#### WHAT YOU SHOULD DO:
Pictures are not part of the copy. Give again exactly the lines from the one with "Clone this chart in matplotlib." to the one with "from matplotlib.ticker import FixedLocator", inclusive.

#### DATA RECORDS:
---+---

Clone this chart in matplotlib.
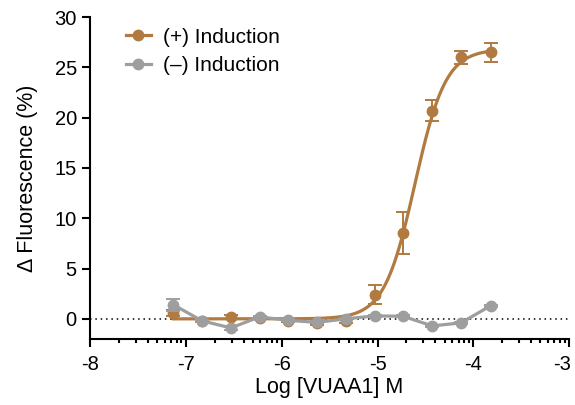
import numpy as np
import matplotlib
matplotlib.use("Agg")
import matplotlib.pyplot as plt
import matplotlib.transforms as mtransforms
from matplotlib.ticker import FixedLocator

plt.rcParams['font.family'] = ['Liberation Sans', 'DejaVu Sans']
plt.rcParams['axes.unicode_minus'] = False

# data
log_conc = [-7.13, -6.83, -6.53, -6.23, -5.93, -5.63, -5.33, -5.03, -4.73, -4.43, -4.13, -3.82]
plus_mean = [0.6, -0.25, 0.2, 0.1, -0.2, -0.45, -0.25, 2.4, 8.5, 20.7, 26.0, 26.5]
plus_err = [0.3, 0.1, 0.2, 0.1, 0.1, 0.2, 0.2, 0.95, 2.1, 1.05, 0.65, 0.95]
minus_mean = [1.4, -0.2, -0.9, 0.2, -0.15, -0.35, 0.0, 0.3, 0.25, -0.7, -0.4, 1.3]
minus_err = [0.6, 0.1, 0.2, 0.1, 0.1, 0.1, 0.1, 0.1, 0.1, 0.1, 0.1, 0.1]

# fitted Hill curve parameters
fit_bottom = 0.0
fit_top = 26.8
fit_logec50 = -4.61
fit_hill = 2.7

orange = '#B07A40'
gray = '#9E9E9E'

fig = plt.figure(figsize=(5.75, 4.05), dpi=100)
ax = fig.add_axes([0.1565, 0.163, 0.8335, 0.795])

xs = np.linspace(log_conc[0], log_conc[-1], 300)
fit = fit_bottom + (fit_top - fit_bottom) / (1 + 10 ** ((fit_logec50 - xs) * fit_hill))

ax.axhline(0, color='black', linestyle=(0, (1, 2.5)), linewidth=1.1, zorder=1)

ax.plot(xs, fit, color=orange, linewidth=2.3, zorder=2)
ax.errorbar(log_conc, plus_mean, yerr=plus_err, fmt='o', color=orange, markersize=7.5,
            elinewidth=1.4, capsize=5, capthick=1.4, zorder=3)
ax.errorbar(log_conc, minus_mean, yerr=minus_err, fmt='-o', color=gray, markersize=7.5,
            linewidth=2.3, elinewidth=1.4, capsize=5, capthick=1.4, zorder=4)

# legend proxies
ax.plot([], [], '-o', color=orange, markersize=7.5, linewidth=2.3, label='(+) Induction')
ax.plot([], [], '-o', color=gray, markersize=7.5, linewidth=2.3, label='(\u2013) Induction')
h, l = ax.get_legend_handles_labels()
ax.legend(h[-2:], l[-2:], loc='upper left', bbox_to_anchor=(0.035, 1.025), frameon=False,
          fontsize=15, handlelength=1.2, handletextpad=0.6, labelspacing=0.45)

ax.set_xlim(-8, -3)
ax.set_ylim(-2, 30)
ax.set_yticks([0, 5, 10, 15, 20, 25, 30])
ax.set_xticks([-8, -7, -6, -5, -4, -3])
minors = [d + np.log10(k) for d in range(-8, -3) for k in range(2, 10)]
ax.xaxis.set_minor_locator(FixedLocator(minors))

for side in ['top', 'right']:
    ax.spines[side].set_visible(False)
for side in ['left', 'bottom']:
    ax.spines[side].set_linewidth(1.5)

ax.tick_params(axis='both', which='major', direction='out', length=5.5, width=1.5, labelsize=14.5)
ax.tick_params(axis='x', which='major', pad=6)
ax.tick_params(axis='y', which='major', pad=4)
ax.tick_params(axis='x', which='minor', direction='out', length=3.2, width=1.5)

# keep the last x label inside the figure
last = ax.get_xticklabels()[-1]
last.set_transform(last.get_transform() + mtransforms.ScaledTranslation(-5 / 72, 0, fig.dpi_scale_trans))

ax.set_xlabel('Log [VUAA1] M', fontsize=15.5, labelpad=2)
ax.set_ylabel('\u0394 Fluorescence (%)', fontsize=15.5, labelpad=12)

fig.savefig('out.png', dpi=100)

---+---

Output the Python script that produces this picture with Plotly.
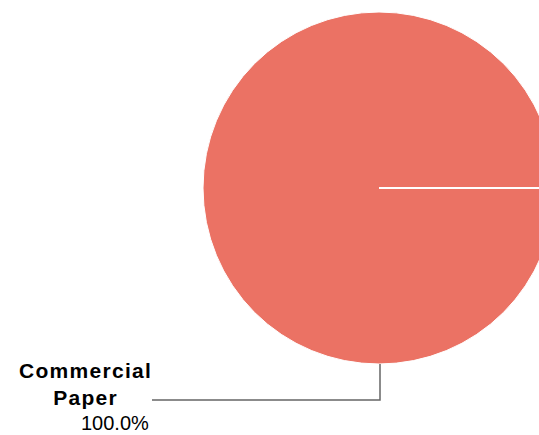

---+---

#### WRITTEN SOLUTION:
Clone this chart in matplotlib.
import numpy as np
import matplotlib
matplotlib.use("Agg")
import matplotlib.pyplot as plt
import matplotlib.transforms as mtransforms
from matplotlib.ticker import FixedLocator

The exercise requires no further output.